Kedua, perilaku daring (online etiquette). Adab berkomunikasi dalam Islam, seperti berbicara sopan, menghindari ghibah (menggunjing), fitnah, dan namimah (adu domba), juga berlaku di dunia maya. Anonimitas internet seringkali membuat orang berani melontarkan ujaran kebencian atau melakukan cyberbullying. Padahal, Imam Ghazali dalam Ihya' Ulum al-Din telah lama mengingatkan tentang pentingnya menjaga lisan, yang kini relevan dengan jempol di media sosial. Setiap postingan, komentar, atau share harus didasari oleh niat baik dan pertimbangan dampak. Privasi orang lain juga harus dihormati, tidak menyebarkan aib atau informasi pribadi tanpa izin.
Ketiga, dampak teknologi pada jiwa. Ketergantungan berlebihan pada gawai dan media sosial dapat mengikis produktivitas, mengganggu ibadah, dan bahkan menyebabkan masalah kesehatan mental seperti kecemasan atau depresi. Konsep zuhud (tidak terlalu terikat dunia) dan qana'ah (merasa cukup) perlu diterapkan dalam penggunaan teknologi. Membatasi waktu layar, memprioritaskan interaksi tatap muka, dan tidak membandingkan diri dengan "kehidupan sempurna" di media sosial adalah bagian dari menata kembali kesadaran spiritual di tengah hiruk pikuk digital. Ini sejalan dengan pandangan Prof. Dr. Hamka, yang selalu menekankan pentingnya keseimbangan antara duniawi dan ukhrawi dalam kehidupan seorang Muslim.
Untuk mewujudkan "internet halal" secara kolektif, dibutuhkan upaya dari berbagai pihak. Para pengembang teknologi Muslim dapat menciptakan aplikasi dan platform yang didesain secara Islami (Islamic-by-design). Lembaga pendidikan Islam, seperti pesantren dan sekolah, perlu mengintegrasikan literasi digital yang berlandaskan etika Islam dalam kurikulumnya. Pemerintah dan penyedia layanan internet juga memiliki peran dalam regulasi dan penyediaan akses internet yang sehat.

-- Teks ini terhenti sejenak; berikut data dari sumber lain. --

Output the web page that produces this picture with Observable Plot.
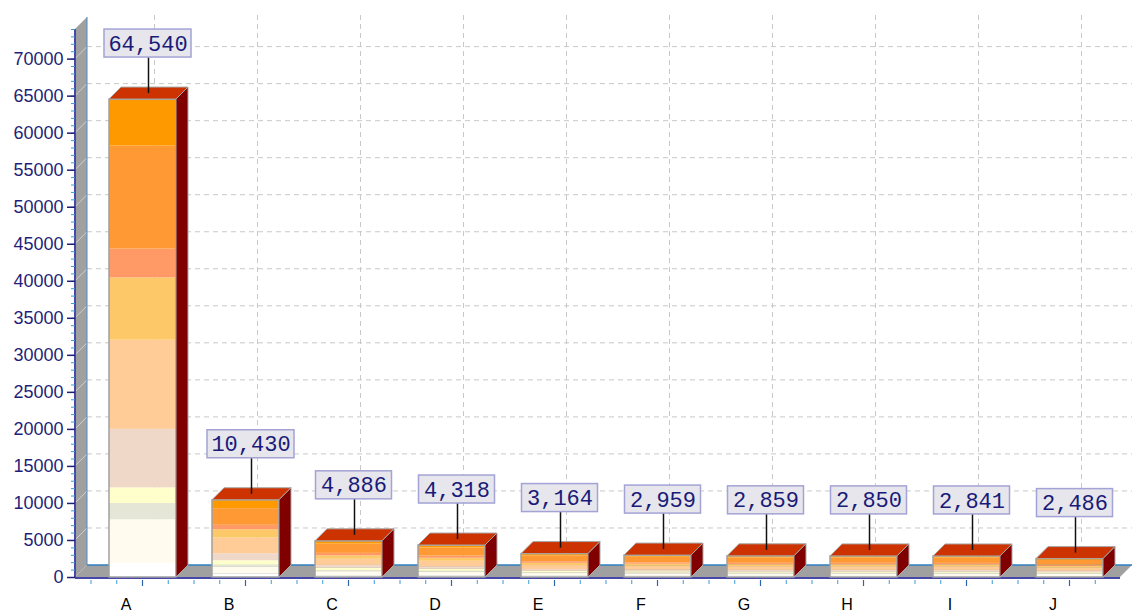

Pada akhirnya, "internet halal" bukan tentang melarang atau membatasi secara ekstrem, melainkan tentang kesadaran diri (muraqabah) akan kehadiran Allah dalam setiap tindakan daring. Ini tentang mengembalikan tujuan utama penggunaan teknologi sebagai sarana mendekatkan diri kepada Allah dan memberikan manfaat bagi sesama. Ketika setiap klik dan scroll didasari oleh niat baik dan kesadaran spiritual, barulah kita bisa benar-benar menavigasi dunia digital dengan keberkahan.
Daftar Pustaka:
* Al-Ghazali, Abu Hamid Muhammad ibn Muhammad. Ihya' Ulum al-Din.

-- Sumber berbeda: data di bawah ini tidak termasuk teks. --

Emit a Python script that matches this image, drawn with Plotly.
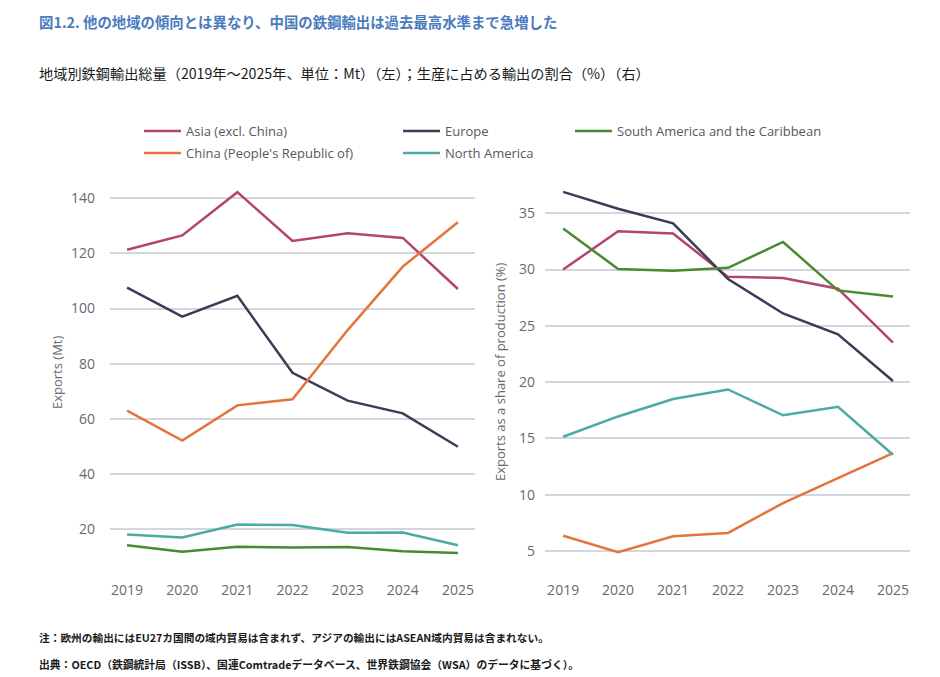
import plotly.graph_objects as go

W, H = 940, 677
OFF = 8  # page body margin
FW, FH = W - OFF, H - OFF

years = [2019, 2020, 2021, 2022, 2023, 2024, 2025]

# Left panel: exports (Mt)
asia_mt = [121.3, 126.5, 142.2, 124.5, 127.3, 125.6, 107.1]
europe_mt = [107.6, 97.1, 104.6, 76.7, 66.6, 62.0, 49.9]
china_mt = [63.0, 52.1, 64.9, 67.1, 92.2, 115.2, 131.3]
namerica_mt = [18.1, 17.0, 21.7, 21.5, 18.7, 18.8, 14.2]
samerica_mt = [14.2, 11.8, 13.6, 13.4, 13.5, 12.0, 11.4]

# Right panel: exports as share of production (%)
asia_pct = [30.0, 33.4, 33.2, 29.35, 29.25, 28.3, 23.5]
europe_pct = [36.9, 35.4, 34.1, 29.15, 26.1, 24.25, 20.1]
china_pct = [6.35, 4.9, 6.3, 6.6, 9.25, 11.45, 13.7]
namerica_pct = [15.15, 16.95, 18.5, 19.35, 17.05, 17.8, 13.55]
samerica_pct = [33.65, 30.05, 29.9, 30.15, 32.45, 28.15, 27.6]

series_names = ["Asia (excl. China)", "Europe", "South America and the Caribbean",
                "China (People's Republic of)", "North America"]
colors = ["#b4446f", "#3c3c56", "#4a8a2e", "#e5733c", "#4aaba2"]
left_vals = [asia_mt, europe_mt, samerica_mt, china_mt, namerica_mt]
right_vals = [asia_pct, europe_pct, samerica_pct, china_pct, namerica_pct]
legend_ids = ["legend", "legend3", "legend5", "legend2", "legend4"]

left_ticks = [20, 40, 60, 80, 100, 120, 140]
right_ticks = [5, 10, 15, 20, 25, 30, 35]

title = "図1.2. 他の地域の傾向とは異なり、中国の鉄鋼輸出は過去最高水準まで急増した"
subtitle = "地域別鉄鋼輸出総量（2019年～2025年、単位：Mt）（左）；生産に占める輸出の割合（%）（右）"
note1 = "注：欧州の輸出にはEU27カ国間の域内貿易は含まれず、アジアの輸出にはASEAN域内貿易は含まれない。"
note2 = "出典：OECD（鉄鋼統計局（ISSB）、国連Comtradeデータベース、世界鉄鋼協会（WSA）のデータに基づく）。"

JP = "Noto Sans CJK JP"
LAT = "Open Sans"

fig = go.Figure()
for name, col, lv, rv, lg in zip(series_names, colors, left_vals, right_vals, legend_ids):
    fig.add_trace(go.Scatter(x=years, y=lv, mode="lines", name=name,
                             line=dict(color=col, width=2.5),
                             xaxis="x", yaxis="y", legend=lg, showlegend=True))
    fig.add_trace(go.Scatter(x=years, y=rv, mode="lines", name=name,
                             line=dict(color=col, width=2.5),
                             xaxis="x2", yaxis="y2", showlegend=False))

def px_x(p):
    return (p - OFF) / FW

def px_y(p):
    return 1 - (p - OFF) / FH

ydom = [px_y(570), px_y(185)]
tickfont = dict(family=LAT, size=14, color="#666a70")

fig.update_layout(
    width=FW, height=FH,
    margin=dict(l=0, r=0, t=0, b=0),
    paper_bgcolor="white", plot_bgcolor="white",
    xaxis=dict(domain=[px_x(110), px_x(475)], range=[2018.69, 2025.31],
               tickvals=years, showgrid=False, zeroline=False, showline=False,
               tickfont=tickfont, ticklabelstandoff=10),
    yaxis=dict(domain=ydom, range=[5.2, 144.8], tickvals=left_ticks,
               showgrid=True, gridcolor="#d3d6dc", gridwidth=1.5,
               zeroline=False, showline=False, tickfont=tickfont,
               ticklabelstandoff=14),
    xaxis2=dict(domain=[px_x(545), px_x(910)], range=[2018.67, 2025.31],
                tickvals=years, showgrid=False, zeroline=False, showline=False,
                tickfont=tickfont, ticklabelstandoff=10, anchor="y2"),
    yaxis2=dict(domain=ydom, range=[3.31, 37.51], tickvals=right_ticks,
                showgrid=True, gridcolor="#d3d6dc", gridwidth=1.5,
                zeroline=False, showline=False, tickfont=tickfont,
                ticklabelstandoff=9, anchor="x2"),
    showlegend=True,
)

legfont = dict(family=LAT, size=13, color="#55585e")
leg_pos = {"legend": (145, 131), "legend2": (145, 153), "legend3": (404, 131),
           "legend4": (404, 153), "legend5": (576, 131)}
for lg, (lx, ly) in leg_pos.items():
    fig.update_layout({lg: dict(x=px_x(lx - 6), y=px_y(ly), xanchor="left", yanchor="middle",
                                font=legfont, bgcolor="rgba(0,0,0,0)", borderwidth=0,
                                itemwidth=37)})

annos = [
    dict(text="<b>" + title + "</b>", x=px_x(37), y=px_y(22), xanchor="left", yanchor="middle",
         font=dict(family=JP, size=14.4, color="#4a7bbd")),
    dict(text=subtitle, x=px_x(37), y=px_y(73), xanchor="left", yanchor="middle",
         font=dict(family=JP, size=14.2, color="#1a1a1a")),
    dict(text="<b>" + note1 + "</b>", x=px_x(37), y=px_y(637), xanchor="left", yanchor="middle",
         font=dict(family=JP, size=10.7, color="#1a1a1a")),
    dict(text="<b>" + note2 + "</b>", x=px_x(37), y=px_y(664), xanchor="left", yanchor="middle",
         font=dict(family=JP, size=10.8, color="#1a1a1a")),
    dict(text="Exports (Mt)", x=px_x(57), y=px_y(373), textangle=-90,
         xanchor="center", yanchor="middle", font=dict(family=LAT, size=13, color="#666a70")),
    dict(text="Exports as a share of production (%)", x=px_x(500), y=px_y(372), textangle=-90,
         xanchor="center", yanchor="middle", font=dict(family=LAT, size=13, color="#666a70")),
]
for a in annos:
    a.update(xref="paper", yref="paper", showarrow=False)
fig.update_layout(annotations=annos)

fig.write_html("out.html")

* Al-Qur'an. QS. Al-Hujurat: 6.
* Hamka. Berbagai karya dan ceramah beliau.
* Madjid, Nurcholish. Berbagai karya beliau tentang Islam modern.
* Qaradawi, Yusuf al-. Berbagai fatwa dan tulisan beliau tentang isu-isu kontemporer.
* Rumah Fiqih Indonesia.
* Sachedina, Abdulaziz. Berbagai tulisan atau kuliahnya tentang bioetika Islam.